▶ _PROBLEM TO WORK ON_:
How many lines hold the string "that"? Give only the number.

▶ _INPUT DATA_:
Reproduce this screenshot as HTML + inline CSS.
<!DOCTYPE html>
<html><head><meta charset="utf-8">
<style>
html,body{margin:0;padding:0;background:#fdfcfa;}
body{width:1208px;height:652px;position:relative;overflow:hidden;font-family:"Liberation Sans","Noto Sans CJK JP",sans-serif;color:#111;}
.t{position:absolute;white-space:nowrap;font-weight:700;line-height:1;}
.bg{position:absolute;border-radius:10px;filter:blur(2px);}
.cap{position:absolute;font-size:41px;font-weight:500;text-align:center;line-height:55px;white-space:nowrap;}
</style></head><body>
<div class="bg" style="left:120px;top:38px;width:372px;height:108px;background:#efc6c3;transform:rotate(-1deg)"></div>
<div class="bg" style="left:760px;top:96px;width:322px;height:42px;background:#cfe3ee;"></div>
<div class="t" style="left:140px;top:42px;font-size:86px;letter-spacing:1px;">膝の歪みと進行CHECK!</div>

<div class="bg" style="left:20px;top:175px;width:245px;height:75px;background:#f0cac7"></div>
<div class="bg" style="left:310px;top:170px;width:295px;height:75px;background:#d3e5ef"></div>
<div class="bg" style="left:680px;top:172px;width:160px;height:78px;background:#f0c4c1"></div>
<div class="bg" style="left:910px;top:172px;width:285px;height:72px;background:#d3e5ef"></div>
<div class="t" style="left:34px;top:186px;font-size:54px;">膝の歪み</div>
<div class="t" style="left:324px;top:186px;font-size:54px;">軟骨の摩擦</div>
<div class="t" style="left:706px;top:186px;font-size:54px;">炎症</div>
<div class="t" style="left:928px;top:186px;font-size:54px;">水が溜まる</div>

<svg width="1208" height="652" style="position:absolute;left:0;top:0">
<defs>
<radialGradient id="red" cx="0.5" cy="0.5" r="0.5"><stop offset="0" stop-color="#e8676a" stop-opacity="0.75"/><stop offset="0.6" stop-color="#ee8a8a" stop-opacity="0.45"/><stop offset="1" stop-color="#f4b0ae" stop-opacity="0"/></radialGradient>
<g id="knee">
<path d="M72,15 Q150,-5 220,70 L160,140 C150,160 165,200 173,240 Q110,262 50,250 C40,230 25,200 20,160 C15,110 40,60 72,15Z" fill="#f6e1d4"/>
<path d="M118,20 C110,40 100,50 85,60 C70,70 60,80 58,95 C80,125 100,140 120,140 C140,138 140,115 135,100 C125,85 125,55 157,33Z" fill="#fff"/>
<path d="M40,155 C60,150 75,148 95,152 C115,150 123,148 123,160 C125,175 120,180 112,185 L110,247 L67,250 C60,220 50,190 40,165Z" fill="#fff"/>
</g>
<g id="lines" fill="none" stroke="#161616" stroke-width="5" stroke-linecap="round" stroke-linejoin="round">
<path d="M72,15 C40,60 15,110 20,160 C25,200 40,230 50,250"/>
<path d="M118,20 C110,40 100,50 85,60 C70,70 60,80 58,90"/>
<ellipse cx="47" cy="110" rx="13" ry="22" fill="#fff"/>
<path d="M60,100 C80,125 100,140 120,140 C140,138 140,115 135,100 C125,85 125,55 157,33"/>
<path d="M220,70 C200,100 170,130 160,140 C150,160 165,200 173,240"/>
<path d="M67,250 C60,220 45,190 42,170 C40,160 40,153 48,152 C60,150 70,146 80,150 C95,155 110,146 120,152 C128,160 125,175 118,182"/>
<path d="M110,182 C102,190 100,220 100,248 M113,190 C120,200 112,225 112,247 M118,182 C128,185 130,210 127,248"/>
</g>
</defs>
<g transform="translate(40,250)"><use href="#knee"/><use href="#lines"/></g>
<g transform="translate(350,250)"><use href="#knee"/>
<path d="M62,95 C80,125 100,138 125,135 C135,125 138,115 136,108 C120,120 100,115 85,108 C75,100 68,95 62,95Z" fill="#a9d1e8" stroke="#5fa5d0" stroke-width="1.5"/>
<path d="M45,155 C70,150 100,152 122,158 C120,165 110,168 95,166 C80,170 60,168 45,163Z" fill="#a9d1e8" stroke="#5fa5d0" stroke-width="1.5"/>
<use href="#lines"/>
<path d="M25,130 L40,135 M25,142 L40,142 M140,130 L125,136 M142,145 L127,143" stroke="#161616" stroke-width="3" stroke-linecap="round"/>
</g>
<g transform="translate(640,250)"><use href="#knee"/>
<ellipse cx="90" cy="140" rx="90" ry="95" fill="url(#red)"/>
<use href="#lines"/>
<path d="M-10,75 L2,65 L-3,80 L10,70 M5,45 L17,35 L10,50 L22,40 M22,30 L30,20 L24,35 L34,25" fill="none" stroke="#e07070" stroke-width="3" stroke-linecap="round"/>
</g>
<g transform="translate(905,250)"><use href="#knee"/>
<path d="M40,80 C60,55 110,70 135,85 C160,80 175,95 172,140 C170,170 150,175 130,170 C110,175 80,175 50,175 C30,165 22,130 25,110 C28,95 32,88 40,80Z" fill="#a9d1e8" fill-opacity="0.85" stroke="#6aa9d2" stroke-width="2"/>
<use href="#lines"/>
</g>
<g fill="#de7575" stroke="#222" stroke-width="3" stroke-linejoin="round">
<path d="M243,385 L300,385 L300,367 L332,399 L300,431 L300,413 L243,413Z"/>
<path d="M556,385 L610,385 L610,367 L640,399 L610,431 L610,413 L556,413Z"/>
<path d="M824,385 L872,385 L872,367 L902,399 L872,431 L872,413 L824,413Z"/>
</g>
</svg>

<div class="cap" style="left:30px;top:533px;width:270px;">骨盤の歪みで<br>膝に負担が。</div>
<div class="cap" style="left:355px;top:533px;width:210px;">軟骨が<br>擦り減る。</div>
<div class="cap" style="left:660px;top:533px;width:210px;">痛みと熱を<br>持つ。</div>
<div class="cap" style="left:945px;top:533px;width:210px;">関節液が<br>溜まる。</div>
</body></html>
--
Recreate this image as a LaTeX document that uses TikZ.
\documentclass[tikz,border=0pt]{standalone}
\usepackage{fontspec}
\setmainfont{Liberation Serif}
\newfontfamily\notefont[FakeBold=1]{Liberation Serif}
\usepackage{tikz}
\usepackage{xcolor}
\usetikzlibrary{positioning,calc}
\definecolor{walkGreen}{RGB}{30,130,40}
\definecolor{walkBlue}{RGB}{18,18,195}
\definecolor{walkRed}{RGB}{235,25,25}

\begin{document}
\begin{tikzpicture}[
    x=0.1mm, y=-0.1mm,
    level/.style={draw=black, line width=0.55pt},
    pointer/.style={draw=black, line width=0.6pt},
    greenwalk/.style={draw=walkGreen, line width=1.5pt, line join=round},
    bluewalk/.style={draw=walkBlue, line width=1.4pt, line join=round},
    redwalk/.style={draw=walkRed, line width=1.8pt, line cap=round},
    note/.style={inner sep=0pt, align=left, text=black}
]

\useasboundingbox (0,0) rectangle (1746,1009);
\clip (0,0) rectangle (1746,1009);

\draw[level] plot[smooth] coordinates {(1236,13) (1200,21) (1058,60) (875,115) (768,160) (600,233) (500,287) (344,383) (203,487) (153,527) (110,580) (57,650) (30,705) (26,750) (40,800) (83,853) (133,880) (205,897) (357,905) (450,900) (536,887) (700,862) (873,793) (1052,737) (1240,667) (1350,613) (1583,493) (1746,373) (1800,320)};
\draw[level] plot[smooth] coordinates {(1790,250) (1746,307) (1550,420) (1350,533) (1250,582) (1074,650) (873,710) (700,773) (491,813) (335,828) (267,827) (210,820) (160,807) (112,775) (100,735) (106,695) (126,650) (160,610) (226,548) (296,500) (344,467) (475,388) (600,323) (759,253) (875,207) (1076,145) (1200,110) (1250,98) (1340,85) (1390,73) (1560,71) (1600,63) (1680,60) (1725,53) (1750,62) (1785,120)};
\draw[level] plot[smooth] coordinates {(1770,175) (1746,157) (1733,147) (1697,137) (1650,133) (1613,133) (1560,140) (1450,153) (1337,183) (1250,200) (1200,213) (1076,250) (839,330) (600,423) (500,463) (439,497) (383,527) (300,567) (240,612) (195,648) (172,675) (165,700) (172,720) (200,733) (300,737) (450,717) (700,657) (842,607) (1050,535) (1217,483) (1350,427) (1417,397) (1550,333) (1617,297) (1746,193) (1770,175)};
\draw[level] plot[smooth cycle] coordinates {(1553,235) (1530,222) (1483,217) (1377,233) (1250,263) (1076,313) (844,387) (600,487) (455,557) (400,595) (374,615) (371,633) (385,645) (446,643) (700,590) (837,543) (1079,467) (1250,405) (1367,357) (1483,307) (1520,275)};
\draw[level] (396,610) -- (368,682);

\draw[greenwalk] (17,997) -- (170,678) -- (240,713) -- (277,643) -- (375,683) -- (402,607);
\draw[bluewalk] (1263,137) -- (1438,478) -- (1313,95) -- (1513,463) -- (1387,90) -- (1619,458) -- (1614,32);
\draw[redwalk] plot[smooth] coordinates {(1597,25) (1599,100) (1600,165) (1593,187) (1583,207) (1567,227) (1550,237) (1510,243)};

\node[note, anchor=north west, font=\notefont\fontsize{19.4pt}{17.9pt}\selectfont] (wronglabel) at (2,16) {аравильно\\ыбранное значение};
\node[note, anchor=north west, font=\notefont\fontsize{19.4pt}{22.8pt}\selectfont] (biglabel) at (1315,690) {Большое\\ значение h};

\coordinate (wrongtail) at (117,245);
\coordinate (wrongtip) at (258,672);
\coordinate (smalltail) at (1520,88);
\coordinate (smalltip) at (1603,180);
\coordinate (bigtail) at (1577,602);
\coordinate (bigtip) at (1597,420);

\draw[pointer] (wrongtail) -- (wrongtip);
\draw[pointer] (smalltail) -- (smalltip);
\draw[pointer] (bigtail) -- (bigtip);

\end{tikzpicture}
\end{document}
--
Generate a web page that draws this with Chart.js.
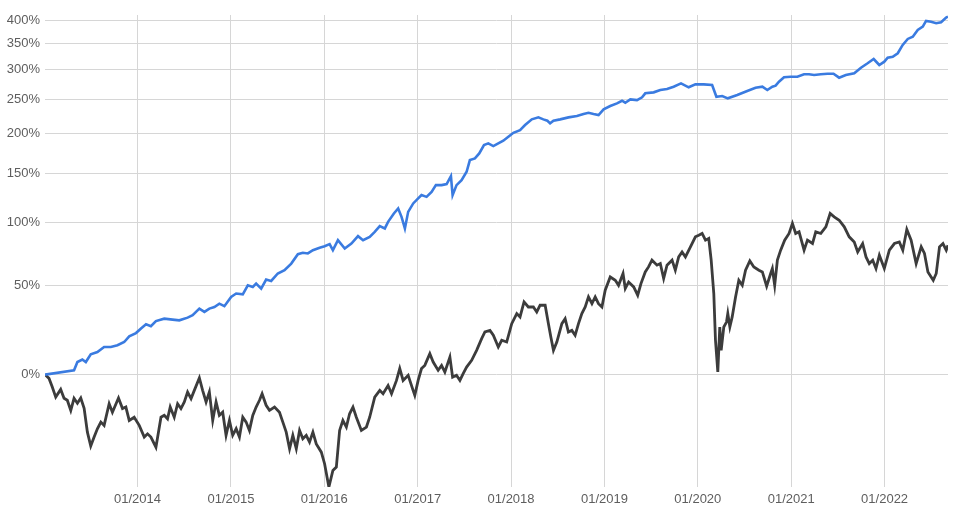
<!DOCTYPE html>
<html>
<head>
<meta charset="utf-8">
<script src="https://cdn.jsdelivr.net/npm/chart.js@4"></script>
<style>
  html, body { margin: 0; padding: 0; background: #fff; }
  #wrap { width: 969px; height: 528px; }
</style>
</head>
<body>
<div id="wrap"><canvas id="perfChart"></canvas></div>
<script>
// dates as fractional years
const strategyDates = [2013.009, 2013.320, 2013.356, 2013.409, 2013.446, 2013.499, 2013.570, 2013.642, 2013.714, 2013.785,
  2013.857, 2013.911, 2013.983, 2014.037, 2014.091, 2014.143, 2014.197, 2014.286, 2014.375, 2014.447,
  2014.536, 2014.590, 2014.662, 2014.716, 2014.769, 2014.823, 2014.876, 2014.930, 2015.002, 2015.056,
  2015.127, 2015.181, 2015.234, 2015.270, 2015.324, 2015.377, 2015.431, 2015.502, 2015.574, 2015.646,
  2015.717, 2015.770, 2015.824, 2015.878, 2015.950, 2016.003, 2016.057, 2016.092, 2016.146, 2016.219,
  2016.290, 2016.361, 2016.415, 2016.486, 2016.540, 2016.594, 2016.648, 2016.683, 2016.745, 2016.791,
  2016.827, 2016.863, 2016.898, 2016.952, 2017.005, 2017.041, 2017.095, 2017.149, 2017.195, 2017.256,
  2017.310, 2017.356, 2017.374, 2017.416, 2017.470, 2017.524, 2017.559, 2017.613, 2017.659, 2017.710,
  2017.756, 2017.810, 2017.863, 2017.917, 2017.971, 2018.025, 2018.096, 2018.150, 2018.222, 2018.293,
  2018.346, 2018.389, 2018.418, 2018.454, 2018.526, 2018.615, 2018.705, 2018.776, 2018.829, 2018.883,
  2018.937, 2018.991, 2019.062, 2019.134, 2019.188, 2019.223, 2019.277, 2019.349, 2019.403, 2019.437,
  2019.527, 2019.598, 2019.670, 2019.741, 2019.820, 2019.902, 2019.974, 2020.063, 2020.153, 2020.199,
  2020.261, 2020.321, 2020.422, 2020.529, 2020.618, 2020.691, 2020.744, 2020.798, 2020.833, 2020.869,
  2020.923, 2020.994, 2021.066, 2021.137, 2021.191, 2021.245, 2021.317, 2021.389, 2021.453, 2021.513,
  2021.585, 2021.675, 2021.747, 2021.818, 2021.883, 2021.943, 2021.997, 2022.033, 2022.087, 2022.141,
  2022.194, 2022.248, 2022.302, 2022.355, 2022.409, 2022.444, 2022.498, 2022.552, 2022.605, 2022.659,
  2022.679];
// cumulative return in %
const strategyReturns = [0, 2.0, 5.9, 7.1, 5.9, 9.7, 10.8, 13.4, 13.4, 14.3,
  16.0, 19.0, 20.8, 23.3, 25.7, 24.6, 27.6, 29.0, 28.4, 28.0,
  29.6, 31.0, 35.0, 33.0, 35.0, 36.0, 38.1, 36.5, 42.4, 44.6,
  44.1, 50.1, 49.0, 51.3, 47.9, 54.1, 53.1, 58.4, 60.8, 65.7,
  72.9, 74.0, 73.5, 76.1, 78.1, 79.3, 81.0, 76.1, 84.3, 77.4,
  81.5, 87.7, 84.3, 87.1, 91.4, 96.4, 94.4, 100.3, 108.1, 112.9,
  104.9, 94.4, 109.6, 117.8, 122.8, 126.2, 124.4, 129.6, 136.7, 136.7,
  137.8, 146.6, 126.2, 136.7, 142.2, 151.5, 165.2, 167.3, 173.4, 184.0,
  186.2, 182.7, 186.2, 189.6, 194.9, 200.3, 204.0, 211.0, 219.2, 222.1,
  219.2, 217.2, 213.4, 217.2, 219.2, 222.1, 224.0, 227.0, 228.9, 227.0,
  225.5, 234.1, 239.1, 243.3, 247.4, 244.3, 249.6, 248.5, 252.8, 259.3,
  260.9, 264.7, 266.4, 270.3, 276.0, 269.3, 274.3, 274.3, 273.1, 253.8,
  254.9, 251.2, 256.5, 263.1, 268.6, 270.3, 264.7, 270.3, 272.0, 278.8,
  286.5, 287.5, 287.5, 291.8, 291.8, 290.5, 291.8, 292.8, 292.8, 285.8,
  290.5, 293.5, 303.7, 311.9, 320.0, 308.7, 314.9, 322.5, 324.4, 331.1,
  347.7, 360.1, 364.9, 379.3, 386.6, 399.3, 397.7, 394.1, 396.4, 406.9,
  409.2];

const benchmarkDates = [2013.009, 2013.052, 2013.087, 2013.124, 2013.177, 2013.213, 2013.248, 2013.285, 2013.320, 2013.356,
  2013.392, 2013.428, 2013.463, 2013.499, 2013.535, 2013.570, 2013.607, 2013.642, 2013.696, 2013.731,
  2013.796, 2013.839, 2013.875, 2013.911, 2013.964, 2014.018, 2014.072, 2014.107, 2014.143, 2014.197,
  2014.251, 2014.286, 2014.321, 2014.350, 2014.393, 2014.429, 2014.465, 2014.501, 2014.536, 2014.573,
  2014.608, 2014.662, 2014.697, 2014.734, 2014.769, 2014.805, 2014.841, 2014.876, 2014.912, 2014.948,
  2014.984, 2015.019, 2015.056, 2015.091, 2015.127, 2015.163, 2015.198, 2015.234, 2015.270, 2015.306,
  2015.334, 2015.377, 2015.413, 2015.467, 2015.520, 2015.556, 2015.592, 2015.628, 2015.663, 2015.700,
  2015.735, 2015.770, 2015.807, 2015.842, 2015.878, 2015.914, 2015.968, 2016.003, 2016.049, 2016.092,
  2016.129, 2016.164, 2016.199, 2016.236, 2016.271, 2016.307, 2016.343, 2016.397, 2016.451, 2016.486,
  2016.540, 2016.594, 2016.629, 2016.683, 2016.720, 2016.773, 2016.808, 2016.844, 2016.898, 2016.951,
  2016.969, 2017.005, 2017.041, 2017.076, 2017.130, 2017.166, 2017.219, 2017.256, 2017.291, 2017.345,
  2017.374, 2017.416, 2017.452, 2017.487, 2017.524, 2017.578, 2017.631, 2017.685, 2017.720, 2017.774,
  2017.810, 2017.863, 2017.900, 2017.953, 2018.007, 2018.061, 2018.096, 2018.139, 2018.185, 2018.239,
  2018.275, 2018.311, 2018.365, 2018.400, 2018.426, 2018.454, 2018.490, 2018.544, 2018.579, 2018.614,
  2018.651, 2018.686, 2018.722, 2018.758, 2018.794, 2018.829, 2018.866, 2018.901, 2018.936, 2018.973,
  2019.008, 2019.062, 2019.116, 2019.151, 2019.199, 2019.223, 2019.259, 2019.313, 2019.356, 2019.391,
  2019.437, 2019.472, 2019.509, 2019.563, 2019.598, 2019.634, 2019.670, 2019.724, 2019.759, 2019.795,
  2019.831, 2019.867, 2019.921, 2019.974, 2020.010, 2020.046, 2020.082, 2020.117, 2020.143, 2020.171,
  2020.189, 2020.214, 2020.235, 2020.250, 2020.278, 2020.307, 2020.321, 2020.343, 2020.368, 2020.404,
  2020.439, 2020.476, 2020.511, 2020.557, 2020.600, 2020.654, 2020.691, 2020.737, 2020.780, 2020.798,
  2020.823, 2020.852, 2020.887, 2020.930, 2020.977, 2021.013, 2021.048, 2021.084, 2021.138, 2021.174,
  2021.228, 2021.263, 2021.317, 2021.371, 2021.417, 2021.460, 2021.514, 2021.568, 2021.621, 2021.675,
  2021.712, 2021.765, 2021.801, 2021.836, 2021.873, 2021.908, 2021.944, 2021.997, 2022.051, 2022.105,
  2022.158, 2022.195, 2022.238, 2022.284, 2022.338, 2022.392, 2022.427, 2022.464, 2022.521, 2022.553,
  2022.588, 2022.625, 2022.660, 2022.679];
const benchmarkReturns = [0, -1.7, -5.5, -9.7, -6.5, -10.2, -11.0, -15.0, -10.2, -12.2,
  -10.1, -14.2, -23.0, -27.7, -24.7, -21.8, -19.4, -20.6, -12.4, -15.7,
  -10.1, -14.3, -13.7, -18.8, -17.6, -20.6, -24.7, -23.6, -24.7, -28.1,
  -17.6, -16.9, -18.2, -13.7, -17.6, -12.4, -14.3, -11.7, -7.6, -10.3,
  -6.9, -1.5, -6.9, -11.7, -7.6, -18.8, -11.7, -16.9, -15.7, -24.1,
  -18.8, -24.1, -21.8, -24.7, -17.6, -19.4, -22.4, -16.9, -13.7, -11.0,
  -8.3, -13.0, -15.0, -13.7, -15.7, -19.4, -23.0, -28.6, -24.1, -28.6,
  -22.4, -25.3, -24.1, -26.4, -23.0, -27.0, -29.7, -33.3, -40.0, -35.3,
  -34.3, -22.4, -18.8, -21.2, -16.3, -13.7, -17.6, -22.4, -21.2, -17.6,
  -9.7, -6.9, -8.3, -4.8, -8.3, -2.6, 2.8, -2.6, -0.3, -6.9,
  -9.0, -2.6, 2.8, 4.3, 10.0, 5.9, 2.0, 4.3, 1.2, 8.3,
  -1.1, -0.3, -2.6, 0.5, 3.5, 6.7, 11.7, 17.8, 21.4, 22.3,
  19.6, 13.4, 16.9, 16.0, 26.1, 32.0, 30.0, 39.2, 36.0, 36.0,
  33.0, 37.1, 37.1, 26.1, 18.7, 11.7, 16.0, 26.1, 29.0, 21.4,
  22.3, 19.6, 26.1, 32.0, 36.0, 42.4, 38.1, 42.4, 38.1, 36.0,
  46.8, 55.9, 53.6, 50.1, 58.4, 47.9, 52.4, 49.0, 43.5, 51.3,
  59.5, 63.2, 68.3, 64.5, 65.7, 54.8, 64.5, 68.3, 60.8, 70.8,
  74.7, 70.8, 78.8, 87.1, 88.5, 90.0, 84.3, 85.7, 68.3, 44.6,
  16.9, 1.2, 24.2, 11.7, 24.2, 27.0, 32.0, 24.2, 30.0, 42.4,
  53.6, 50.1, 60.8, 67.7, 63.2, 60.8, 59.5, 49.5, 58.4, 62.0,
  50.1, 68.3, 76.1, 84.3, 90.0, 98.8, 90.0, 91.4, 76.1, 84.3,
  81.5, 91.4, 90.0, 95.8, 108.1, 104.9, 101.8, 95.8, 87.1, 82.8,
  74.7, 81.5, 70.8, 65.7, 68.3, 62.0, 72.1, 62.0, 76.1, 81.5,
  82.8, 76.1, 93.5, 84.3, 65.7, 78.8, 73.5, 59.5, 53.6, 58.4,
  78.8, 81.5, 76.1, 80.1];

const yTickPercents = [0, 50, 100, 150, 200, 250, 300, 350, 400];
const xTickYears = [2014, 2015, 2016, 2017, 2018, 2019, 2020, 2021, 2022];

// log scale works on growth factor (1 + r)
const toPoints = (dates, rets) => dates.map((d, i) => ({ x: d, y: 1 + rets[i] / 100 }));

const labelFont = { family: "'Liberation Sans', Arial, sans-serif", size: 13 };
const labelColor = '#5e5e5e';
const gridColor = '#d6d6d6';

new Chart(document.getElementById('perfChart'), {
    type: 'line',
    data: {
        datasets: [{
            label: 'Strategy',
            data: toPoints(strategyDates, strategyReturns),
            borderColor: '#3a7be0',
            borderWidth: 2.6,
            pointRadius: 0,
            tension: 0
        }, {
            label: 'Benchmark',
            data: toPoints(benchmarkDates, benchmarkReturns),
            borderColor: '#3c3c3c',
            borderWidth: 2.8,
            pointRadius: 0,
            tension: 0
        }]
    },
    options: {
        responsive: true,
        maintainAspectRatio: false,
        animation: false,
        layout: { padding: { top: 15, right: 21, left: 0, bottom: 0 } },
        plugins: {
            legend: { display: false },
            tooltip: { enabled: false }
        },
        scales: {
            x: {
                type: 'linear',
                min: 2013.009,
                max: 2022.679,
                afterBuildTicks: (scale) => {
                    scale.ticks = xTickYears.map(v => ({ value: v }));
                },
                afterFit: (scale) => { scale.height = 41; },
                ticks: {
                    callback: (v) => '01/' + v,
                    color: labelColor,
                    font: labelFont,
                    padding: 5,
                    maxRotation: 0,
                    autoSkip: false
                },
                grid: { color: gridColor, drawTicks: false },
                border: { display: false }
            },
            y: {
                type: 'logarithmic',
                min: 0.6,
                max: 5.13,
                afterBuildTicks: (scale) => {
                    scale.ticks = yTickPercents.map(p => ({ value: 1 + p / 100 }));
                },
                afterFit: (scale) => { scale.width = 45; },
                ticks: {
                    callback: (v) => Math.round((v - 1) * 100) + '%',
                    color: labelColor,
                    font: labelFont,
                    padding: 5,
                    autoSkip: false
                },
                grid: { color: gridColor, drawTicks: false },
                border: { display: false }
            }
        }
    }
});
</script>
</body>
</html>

▶ _EXERCISE OUTPUT_:
2